Pain

Jan. 19th, 2010 09:44 pm
rodentus_callidus: inked rat (Default)
[personal profile] rodentus_callidus
*chuffs a little* Such morbid interests. Tchu! *shakes head* Well, for maybe a little break, how about an example of the slightly brighter side of things?

The patient was a child. Alright. He did not like it, but he could manage. The patient was a child. He could deal with that.

The problem was, the patient had siblings. And said siblings were not constrained by broken paws to sit quietly. And the mother of said siblings was too frantic over the patient to control them. And in about two seconds, Sebastien was going to give them broken paws, just to keep them bloody still!

"Fraulein, either your children leave my premises, or my fee is going to go surface-ward very, very rapidly," he snarled at last, annoyed past endurance, and unable to do his work besides. He needed his ears as much as his paws for this, and most importantly he needed to be able to go for salves and bandages without constantly tripping over hyperactive, frightened and clumsy menaces. If they broke even a single one of his vials ...

Thankfully, the threat of extra cost had the mother herding them away, though it took him a long few minutes of reassuring her before she agreed to leave her injured child in his paws while she looked after them. She had heard the rumours, after all, and even a few of the truths, though she wasn't to know which was which. But the child was safe in his paws, and he said so, and eventually she accepted it. So, in the sudden rush of piece and quiet, he finally got down to business.

"I am going to examine your paw," he murmured gently, approaching the little one, orientated by the harsh, frightened breathing. The child had heard rumours too, and if the rumours the children spread were far from the horrors the adults laid at his door, they were more than enough to frighten an injured ratling left alone by his mother. Sebastien didn't like it, but there wasn't much he could do about it.

He moved in close to the boy on his table, ignoring the gasp of terror, and began to run light, clever fingers over the injured limb. Paws lighter than light, practice making the pressure little more than a butterfly's landing, he traced the break, mapping the edges of bone, guided too by the little pants of pain as he passed over injured points. Pain, the healer's friend, letting him know where to work his art. But oh, the price for this poor child.

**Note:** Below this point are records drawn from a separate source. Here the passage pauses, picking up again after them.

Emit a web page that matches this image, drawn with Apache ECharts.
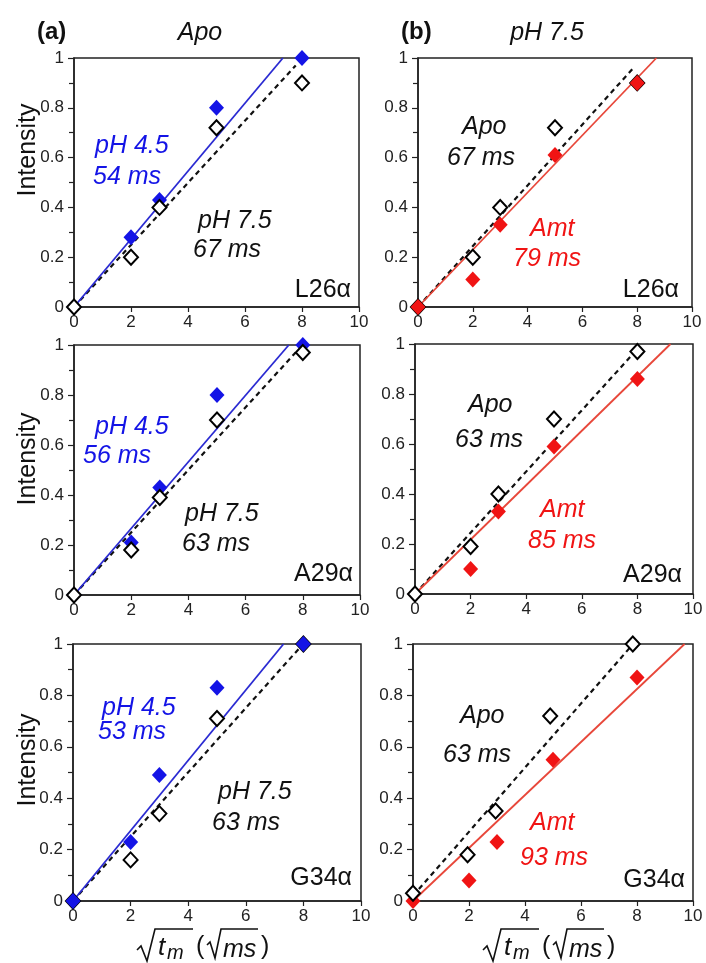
<!DOCTYPE html>
<html>
<head>
<meta charset="utf-8">
<script src="https://cdn.jsdelivr.net/npm/echarts@6.0.0/dist/echarts.min.js"></script>
<style>
  html, body { margin: 0; padding: 0; background: #fff; }
  #chart { width: 706px; height: 963px; }
</style>
</head>
<body>
<div id="chart"></div>
<script>
// Mixing-time axis: √t_m in √ms
const sqrtTm = [0, 2, 3, 5, 8];
const sqrtTmApoG34 = [0, 1.95, 2.95, 4.9, 7.85];

// Column (a): apo protein, pH 4.5 (filled) vs pH 7.5 (open)
const apoPH45_L26 = [0, 0.28, 0.43, 0.80, 1.00];
const apoPH75_L26 = [0, 0.20, 0.40, 0.72, 0.90];
const apoPH45_A29 = [0, 0.21, 0.43, 0.80, 1.00];
const apoPH75_A29 = [0, 0.18, 0.39, 0.70, 0.97];
const apoPH45_G34 = [0, 0.23, 0.49, 0.83, 1.00];
const apoPH75_G34 = [0, 0.16, 0.34, 0.71, 1.00];

// Column (b): pH 7.5, Apo (open) vs Amt (filled)
const ph75Apo_L26 = [0, 0.20, 0.40, 0.72, 0.90];
const ph75Amt_L26 = [0, 0.11, 0.33, 0.61, 0.90];
const ph75Apo_A29 = [0, 0.19, 0.40, 0.70, 0.97];
const ph75Amt_A29 = [0, 0.10, 0.33, 0.59, 0.86];
const ph75Apo_G34 = [0.03, 0.18, 0.35, 0.72, 1.00];
const ph75Amt_G34 = [0, 0.08, 0.23, 0.55, 0.87];

// Linear fits, start and end points [√tm, intensity]
const fitPH45_L26 = [[0, 0], [7.33, 1]];
const fitPH75_L26 = [[0, 0], [7.78, 0.97]];
const fitPH45_A29 = [[0, 0], [7.51, 1]];
const fitPH75_A29 = [[0, 0], [7.75, 0.97]];
const fitPH45_G34 = [[0, 0], [7.31, 1]];
const fitPH75_G34 = [[0, 0], [7.83, 0.98]];
const fitApo_L26 = [[0, 0], [7.91, 0.966]];
const fitAmt_L26 = [[0, 0], [8.70, 1]];
const fitApo_A29 = [[0, 0], [7.88, 0.965]];
const fitAmt_A29 = [[0, 0], [9.19, 1]];
const fitApo_G34 = [[0, 0.02], [7.86, 1]];
const fitAmt_G34 = [[0, 0], [9.70, 1]];

// Fit time constants shown on each panel
const tauPH45 = ['54 ms', '56 ms', '53 ms'];
const tauPH75 = ['67 ms', '63 ms', '63 ms'];
const tauApo = ['67 ms', '63 ms', '63 ms'];
const tauAmt = ['79 ms', '85 ms', '93 ms'];
const residues = ['L26α', 'A29α', 'G34α'];

const xTicks = { min: 0, max: 10, interval: 2 };
const yTicks = { min: 0, max: 1, interval: 0.2 };

const FONT = '"Liberation Sans", Arial, Helvetica, sans-serif';
const BLUE = '#1414e6';
const BLUE_LINE = '#2a2ad2';
const RED = '#f01414';
const RED_LINE = '#e8473a';
const INK = '#111';

// Panel frames in pixels: [left, top, width, height]
const frames = [
  [74, 58, 285, 249], [418, 58, 274, 249],
  [74, 345, 286, 250], [415, 344, 278, 250],
  [73, 644, 288, 257], [413, 644, 280, 257]
];

const panels = [
  { open: [sqrtTm, apoPH75_L26], fill: [sqrtTm, apoPH45_L26], color: BLUE, lineColor: BLUE_LINE, fitS: fitPH45_L26, fitD: fitPH75_L26, fillOnTop: false },
  { open: [sqrtTm, ph75Apo_L26], fill: [sqrtTm, ph75Amt_L26], color: RED, lineColor: RED_LINE, fitS: fitAmt_L26, fitD: fitApo_L26, fillOnTop: true },
  { open: [sqrtTm, apoPH75_A29], fill: [sqrtTm, apoPH45_A29], color: BLUE, lineColor: BLUE_LINE, fitS: fitPH45_A29, fitD: fitPH75_A29, fillOnTop: false },
  { open: [sqrtTm, ph75Apo_A29], fill: [sqrtTm, ph75Amt_A29], color: RED, lineColor: RED_LINE, fitS: fitAmt_A29, fitD: fitApo_A29, fillOnTop: false },
  { open: [sqrtTm, apoPH75_G34], fill: [sqrtTm, apoPH45_G34], color: BLUE, lineColor: BLUE_LINE, fitS: fitPH45_G34, fitD: fitPH75_G34, fillOnTop: true },
  { open: [sqrtTmApoG34, ph75Apo_G34], fill: [sqrtTm, ph75Amt_G34], color: RED, lineColor: RED_LINE, fitS: fitAmt_G34, fitD: fitApo_G34, fillOnTop: false }
];

const zip = (xs, ys) => xs.map((x, i) => [x, ys[i]]);

const grid = [], xAxis = [], yAxis = [], series = [];
frames.forEach((f, i) => {
  grid.push({ left: f[0], top: f[1], width: f[2], height: f[3], show: true, borderColor: '#222', borderWidth: 1.5, backgroundColor: 'transparent' });
  xAxis.push({
    type: 'value', gridIndex: i, min: xTicks.min, max: xTicks.max, interval: xTicks.interval,
    axisLine: { show: true, onZero: false, lineStyle: { color: '#222', width: 1.5 } },
    axisTick: { show: true, length: 5, lineStyle: { color: '#222', width: 1.2 } },
    axisLabel: { fontSize: 17, color: '#222', fontFamily: FONT, margin: 7 },
    splitLine: { show: false }
  });
  yAxis.push({
    type: 'value', gridIndex: i, min: yTicks.min, max: yTicks.max, interval: yTicks.interval,
    axisLine: { show: true, onZero: false, lineStyle: { color: '#222', width: 1.5 } },
    axisTick: { show: true, length: 6, lineStyle: { color: '#222', width: 1.2 } },
    minorTick: { show: true, splitNumber: 2, length: 5, lineStyle: { color: '#222', width: 1.2 } },
    axisLabel: { fontSize: 17, color: '#222', fontFamily: FONT, margin: 10 },
    splitLine: { show: false }, minorSplitLine: { show: false }
  });
  const p = panels[i];
  series.push({
    type: 'line', xAxisIndex: i, yAxisIndex: i, data: p.fitD, symbol: 'none', z: 2,
    lineStyle: { color: INK, width: 2.2, type: [5, 4] }, silent: true, animation: false
  });
  series.push({
    type: 'line', xAxisIndex: i, yAxisIndex: i, data: p.fitS, symbol: 'none', z: 3,
    lineStyle: { color: p.lineColor, width: 1.8 }, silent: true, animation: false
  });
  series.push({
    type: 'scatter', xAxisIndex: i, yAxisIndex: i, data: zip(p.open[0], p.open[1]),
    symbol: 'diamond', symbolSize: [14, 15], clip: false, z: p.fillOnTop ? 4 : 6,
    itemStyle: { color: '#fff', borderColor: '#000', borderWidth: 2, opacity: 1 }, animation: false
  });
  series.push({
    type: 'scatter', xAxisIndex: i, yAxisIndex: i, data: zip(p.fill[0], p.fill[1]),
    symbol: 'diamond', symbolSize: [15, 16], clip: false, z: p.fillOnTop ? 6 : 4,
    itemStyle: { color: p.color, opacity: 1 }, animation: false
  });
});

// Text helpers for annotations
function txt(text, x, y, opts) {
  opts = opts || {};
  return {
    type: 'text', x: x, y: y, z: 20, silent: true,
    rotation: opts.rotation || 0,
    style: {
      text: text,
      font: (opts.style || 'italic') + ' ' + (opts.weight || 'normal') + ' ' + (opts.size || 25) + 'px ' + FONT,
      fill: opts.color || INK,
      align: opts.align || 'left',
      verticalAlign: 'middle'
    }
  };
}

const graphic = [];
// Headers
graphic.push(txt('(a)', 37, 32, { style: 'normal', weight: 'bold', size: 24 }));
graphic.push(txt('Apo', 200, 33, { align: 'center', size: 25 }));
graphic.push(txt('(b)', 401, 32, { style: 'normal', weight: 'bold', size: 24 }));
graphic.push(txt('pH 7.5', 547, 33, { align: 'center', size: 25 }));

// Y axis titles
[150, 459, 760].forEach(cy => {
  graphic.push(txt('Intensity', 28, cy, { style: 'normal', size: 25, align: 'center', rotation: Math.PI / 2 }));
});

// Column (a) annotations
const aText = [
  { ph45: [95, 146, 93, 177], ph75: [198, 221, 193, 250], res: [351, 290] },
  { ph45: [95, 427, 83, 456], ph75: [185, 514, 182, 544], res: [353, 574] },
  { ph45: [102, 708, 98, 732], ph75: [218, 792, 212, 823], res: [352, 878] }
];
aText.forEach((t, r) => {
  graphic.push(txt('pH 4.5', t.ph45[0], t.ph45[1], { color: BLUE }));
  graphic.push(txt(tauPH45[r], t.ph45[2], t.ph45[3], { color: BLUE }));
  graphic.push(txt('pH 7.5', t.ph75[0], t.ph75[1]));
  graphic.push(txt(tauPH75[r], t.ph75[2], t.ph75[3]));
  graphic.push(txt(residues[r], t.res[0], t.res[1], { style: 'normal', align: 'right' }));
});

// Column (b) annotations
const bText = [
  { apo: [462, 127, 447, 158], amt: [530, 229, 513, 259], res: [679, 290] },
  { apo: [468, 405, 455, 440], amt: [540, 510, 528, 541], res: [682, 575] },
  { apo: [460, 716, 443, 755], amt: [530, 823, 520, 858], res: [685, 880] }
];
bText.forEach((t, r) => {
  graphic.push(txt('Apo', t.apo[0], t.apo[1]));
  graphic.push(txt(tauApo[r], t.apo[2], t.apo[3]));
  graphic.push(txt('Amt', t.amt[0], t.amt[1], { color: RED }));
  graphic.push(txt(tauAmt[r], t.amt[2], t.amt[3], { color: RED }));
  graphic.push(txt(residues[r], t.res[0], t.res[1], { style: 'normal', align: 'right' }));
});

// X axis title: √t_m (√ms), radicals drawn as strokes
[0, 346].forEach(dx => {
  const rad = (pts) => ({
    type: 'polyline', silent: true, z: 20,
    shape: { points: pts.map(p => [p[0] + dx, p[1]]) },
    style: { stroke: INK, lineWidth: 1.6, fill: null }
  });
  graphic.push(rad([[137, 950], [141, 946], [147, 961], [155, 929], [193, 929]]));
  graphic.push(rad([[207, 945], [210, 942], [215, 958], [221, 929], [258, 929]]));
  graphic.push(txt('t', 158 + dx, 948, { size: 26 }));
  graphic.push(txt('m', 167 + dx, 953, { size: 20 }));
  graphic.push(txt('(', 196 + dx, 947, { style: 'normal', size: 25 }));
  graphic.push(txt('ms', 223 + dx, 950, { size: 25 }));
  graphic.push(txt(')', 261 + dx, 947, { style: 'normal', size: 25 }));
});

const chart = echarts.init(document.getElementById('chart'), null, { renderer: 'canvas' });
chart.setOption({
  backgroundColor: '#fff',
  animation: false,
  textStyle: { fontFamily: FONT },
  grid: grid,
  xAxis: xAxis,
  yAxis: yAxis,
  series: series,
  graphic: graphic
});
</script>
</body>
</html>
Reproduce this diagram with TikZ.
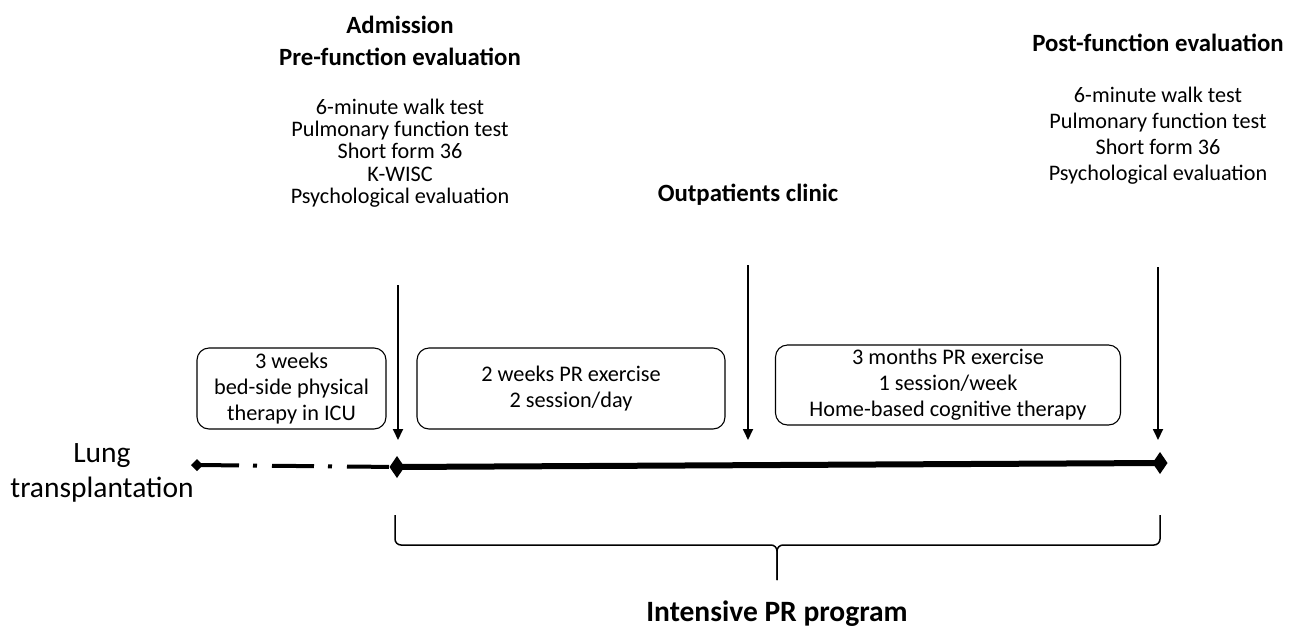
\documentclass[tikz,border=0pt]{standalone}
\usepackage{fontspec}
\setmainfont{Carlito}
\usetikzlibrary{arrows.meta,positioning,shapes.geometric}

\begin{document}
\begin{tikzpicture}[
  x=1pt, y=-1pt,
  >={Triangle[width=10pt,length=11pt]},
  every node/.style={inner sep=0pt, outer sep=0pt},
  txt/.style={align=center, font=\fontsize{22.2}{22.3}\selectfont},
  head/.style={align=center, font=\fontsize{24.8}{32}\selectfont\bfseries},
  box/.style={draw, rounded corners=12pt, line width=1.1pt, align=center, font=\fontsize{22.3}{26}\selectfont, minimum height=81pt},
  arrow/.style={->, line width=1.8pt},
  diam/.style={diamond, fill=black, minimum width=15pt, minimum height=22pt}
]
\useasboundingbox (0,0) rectangle (1293,630);

% headings and test lists
\node[head] (admit) at (400,41) {Admission\\Pre-function evaluation};
\node[txt] (pretests) at (400,153) {6-minute walk test\\Pulmonary function test\\Short form 36\\K-WISC\\Psychological evaluation};
\node[head] (clinic) at (748,195) {Outpatients clinic};
\node[head] (postfn) at (1158,43) {Post-function evaluation};
\node[txt, font=\fontsize{22.2}{26}\selectfont] (posttests) at (1158,136) {6-minute walk test\\Pulmonary function test\\Short form 36\\Psychological evaluation};

% phase boxes
\node[box, minimum width=189pt] (icu) at (291.5,388.5) {3 weeks\\bed-side physical\\therapy in ICU};
\node[box, minimum width=308pt] (intense) at (571,388.5) {2 weeks PR exercise\\2 session/day};
\node[box, minimum width=345pt, minimum height=80pt] (home) at (948,385) {3 months PR exercise\\1 session/week\\Home-based cognitive therapy};

% time line
\node[diam, minimum width=12pt, minimum height=12pt] (lt) at (197,465) {};
\node[diam] (adm) at (397,467) {};
\node[diam] (post) at (1160,463) {};
\node[font=\fontsize{29.5}{35}\selectfont, align=center] (lung) at (102,473) {Lung\\transplantation};

\draw[line width=4pt, dash pattern=on 42pt off 14pt on 4pt off 15pt] (lt.center) -- (adm.center);
\draw[line width=6pt] (adm.center) -- (post.center);

% arrows down to the time line
\coordinate (a1) at (398,285);
\coordinate (a1e) at (398,440);
\coordinate (a2) at (748,265);
\coordinate (a2e) at (748,440);
\coordinate (a3) at (1158,267);
\coordinate (a3e) at (1158,440);
\draw[arrow] (a1) -- (a1e);
\draw[arrow] (a2) -- (a2e);
\draw[arrow] (a3) -- (a3e);

% brace
\coordinate (bl) at (395,515);
\coordinate (br) at (1160,515);
\coordinate (btip) at (777,580);
\draw[line width=1.5pt, rounded corners=6pt] (bl) |- (btip |- 0,545) -- (btip);
\draw[line width=1.5pt, rounded corners=6pt] (br) |- (btip |- 0,545) -- (btip);
\node[font=\fontsize{29.5}{32}\selectfont\bfseries] (prog) at (777,614) {Intensive PR program};
\end{tikzpicture}
\end{document}
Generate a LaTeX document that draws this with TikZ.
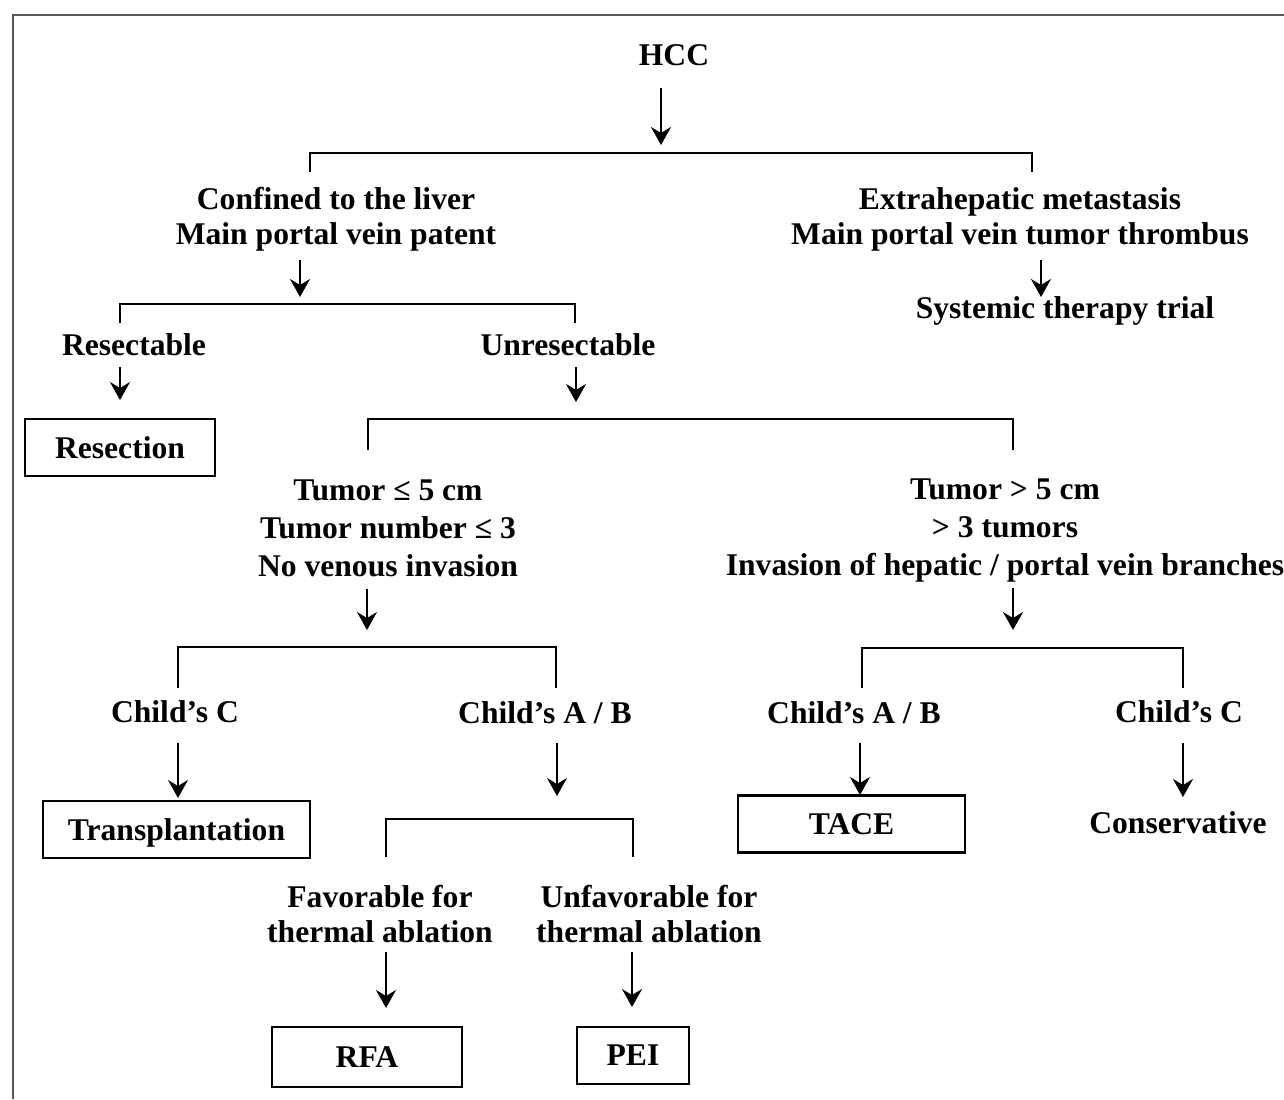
\documentclass[tikz,border=0pt]{standalone}
\usepackage{fontspec}
\setmainfont{Liberation Serif}
\usetikzlibrary{arrows.meta, positioning}
\tikzset{%
	txt/.style={align=center, inner sep=0pt,%
		font=\fontsize{15.8}{17.5}\selectfont\bfseries},
	tall/.style={txt, font=\fontsize{15.8}{19}\selectfont\bfseries},
	box/.style={draw, line width=1.3pt, minimum height=28.5pt, inner sep=0pt,%
		font=\fontsize{15.8}{17.5}\selectfont\bfseries},
	connector/.style={line width=1.2pt},
	sel/.style={-{Stealth[length=9pt, width=10pt, inset=3pt]}, line width=1pt},
	frame/.style={draw=black!65, line width=0.6pt}
}

\begin{document}
\begin{tikzpicture}[x=0.5pt, y=-0.5pt]
	\useasboundingbox (0,0) rectangle (1284,1099);
	\draw[frame] (13,1099) |- (1284,15);

	% conditions and treatments
	\node[txt] (hcc)   at (674,55)  {HCC};
	\node[txt] (liver) at (336,219) {Confined to the liver\\Main portal vein patent};
	\node[txt] (extra) at (1020,219) {Extrahepatic metastasis\\Main portal vein tumor thrombus};
	\node[txt] (sys)   at (1065,311) {Systemic therapy trial};
	\node[txt] (res)   at (134,345) {Resectable};
	\node[txt] (unres) at (568,345) {Unresectable};
	\node[box, minimum width=95pt] (resection) at (120,447.5) {Resection};
	\node[tall] (small) at (388,528) {Tumor ≤ 5 cm\\Tumor number ≤ 3\\No venous invasion};
	\node[tall] (large) at (1005,531) {Tumor > 5 cm\\> 3 tumors\\Invasion of hepatic / portal vein branches};
	\node[txt] (cl)    at (175,712) {Child’s C};
	\node[txt] (abl)   at (545,713) {Child’s A / B};
	\node[txt] (abr)   at (854,713) {Child’s A / B};
	\node[txt] (cr)    at (1179,712) {Child’s C};
	\node[box, minimum width=133.5pt, text depth=-2pt] (transp) at (176.5,829.5) {Transplantation};
	\node[box, minimum width=113.5pt] (tace)   at (851.5,824) {TACE};
	\node[txt] (cons)  at (1178,823) {Conservative};
	\node[txt] (fav)   at (380,914) {Favorable for\\thermal ablation};
	\node[txt] (unfav) at (649,914) {Unfavorable for\\thermal ablation};
	\node[box, minimum width=95pt, minimum height=30pt] (rfa) at (367,1057) {RFA};
	\node[box, minimum width=56pt] (pei) at (633,1055.5) {PEI};

	% arrow tips
	\coordinate (t1)  at (661,145);
	\coordinate (t2)  at (300,297);
	\coordinate (t3)  at (1041,297);
	\coordinate (t4)  at (120,400);
	\coordinate (t5)  at (576,402);
	\coordinate (t6)  at (367,630);
	\coordinate (t7)  at (1013,630);
	\coordinate (t8)  at (178,798);
	\coordinate (t9)  at (557,796);
	\coordinate (t10) at (860,795);
	\coordinate (t11) at (1183,797);
	\coordinate (t12) at (386,1008);
	\coordinate (t13) at (632,1007);

	\draw[sel, shorten <=11pt]  (hcc.south -| t1)   -- (t1);
	\draw[sel, shorten <=4.5pt] (liver.south -| t2) -- (t2);
	\draw[sel, shorten <=4.5pt] (extra.south -| t3) -- (t3);
	\draw[sel, shorten <=5pt]   (res.south -| t4)   -- (t4);
	\draw[sel, shorten <=5pt]   (unres.south -| t5) -- (t5);
	\draw[sel, shorten <=6pt]   (small.south -| t6) -- (t6);
	\draw[sel, shorten <=2.5pt] (large.south -| t7) -- (t7);
	\draw[sel, shorten <=9.5pt] (cl.south -| t8)    -- (t8);
	\draw[sel, shorten <=9pt]   (abl.south -| t9)   -- (t9);
	\draw[sel, shorten <=9pt]   (abr.south -| t10)  -- (t10);
	\draw[sel, shorten <=9.5pt] (cr.south -| t11)   -- (t11);
	\draw[sel, shorten <=4.5pt] (fav.south -| t12)  -- (t12);
	\draw[sel, shorten <=4.5pt] (unfav.south -| t13) -- (t13);

	% brackets
	\draw[connector] (310,172) |- (661,153)  -| (1032,172);
	\draw[connector] (120,323) |- (300,304)  -| (575,323);
	\draw[connector] (368,450) |- (576,419)  -| (1013,450);
	\draw[connector] (178,688) |- (367,647)  -| (556,688);
	\draw[connector] (862,688) |- (1013,648) -| (1183,688);
	\draw[connector] (386,857) |- (557,819)  -| (633,857);

\end{tikzpicture}
\end{document}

"Tchu!" he clucked, moving back to little to fetch a vial, and the makings of a cast. The examination was always the hard part. He couldn't dull the pain for them until he knew, until it showed him where to work. But now that it was done, he could help a little bit. "What have you done to yourself, little one? I have not seen so impressive a break since Sorka the demoness came to me after her fight with Von Orlin!" He heard the child's little squeak, half terror and half morbid curiosity, as he'd hoped. Bloodthirsty things, children. The story of Sorka and the monstrous, bearlike, Polizei goon would keep the young one still and distracted enough for the painkiller to take some effect.

It wasn't enough to mask the sudden shock of pain as he set the bone, of course, but then he'd hardly expected it to. Still, the little brittle scream shook something inside him, knocked him back a bit into the dark places in his head, the way it always did. No amount of knowing could stop it, and as he briskly immobilised and cast the boy's paw, listening to the whimpers, feeling the tremors of pain, he remembered. He always remembered. How many others had screamed under his paws, once upon a time, and how very much not a doctor he had been, back then. There was a reason for all those rumours. There was a truth, too.

"I'm sorry," he whispered, gently tucking the child's paw into a sling, patting gently as shock and the painkiller took over, dulling the world for the little one. "It will be better soon, I promise, but I am sorry. Sometimes, it has to hurt first, so it can get better." He sighed, stroking blindly at the fur of the young one's head, feeling dampness under his fingers from little tears as the small one cried. Oh, little one, you don't know how lucky you are, he thought. How lucky that you, at least, will have the chance to get better.

"Did it hurt for you?" A little voice, like a sigh. He pulled back a bit, surprised that the child was present enough to speak, between the drug and the pain.

"Did what hurt, little one?" he asked, bewildered, and felt small paws patting upward towards his face. With a sudden ache, he realised their destination, and gently caught and lowered them before they reached his eyes. "Ah. No, little one. That hurt was born to me, and never changes. It will not get better, so it does not need to hurt, ja?"

"It ... doesn't hurt?" Confused, tired. Obviously a little over the young one's head, then. He smiled, and tucked the little one into his arms to carry him out to his mother, shaking his head gently.

"No, little one. It doesn't hurt."

After all, some lies are as good as the truth, for the right ears. And the child was too tired to care.